Question ID: 1656
Regulation Reference: (EU) No 2015/35 - supplementing Dir 2009/138/EC - taking up & pursuit of the business of Insurance and Reinsurance (SII)
Article: 214
Status: Final
Date of submission: 31 Aug 2018
Question
Some assets do not seem to fall within any of the categories in the market risk module. For example:
(a) commodities
(b) aircraft and other vehicles
(c) paintings
I appreciate that it may be difficult to justify these investments under the prudent person principle, but assuming they are held, how should the standard formula be applied to calculate the resulting capital charge ?
EIOPA answer
The following covers exclusively the question how the listed collateral should be treated in the calculation of the Solvency Capital Requirement with the standard formula and does not cover the question whether its use would be in line with requirements like the prudent person principle.

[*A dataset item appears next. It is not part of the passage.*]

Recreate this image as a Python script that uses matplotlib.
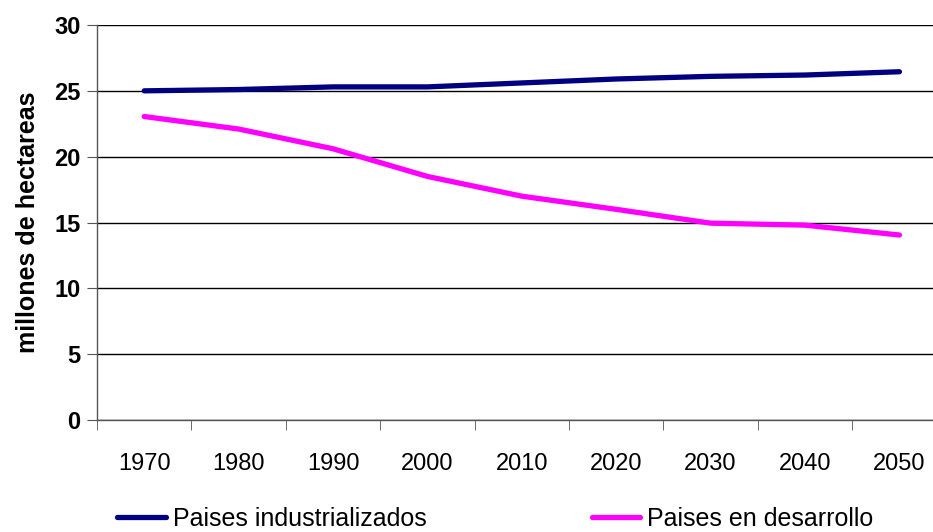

In the context of the collateral listed in the question it seems worth mentioning that in order to be reflected in the calculation of the Solvency Capital Requirement under the standard formula, collateral arrangements have to meet the applicable requirements in Article 214 of Commission Delegated Regulation (EU) 2015/35. This includes the requirement that the collateral is of sufficient liquidity and is sufficiently stable in value.
Commodities, aircrafts and other vehicles and paintings should be included in the calculation of the capital requirement for type 2 equities.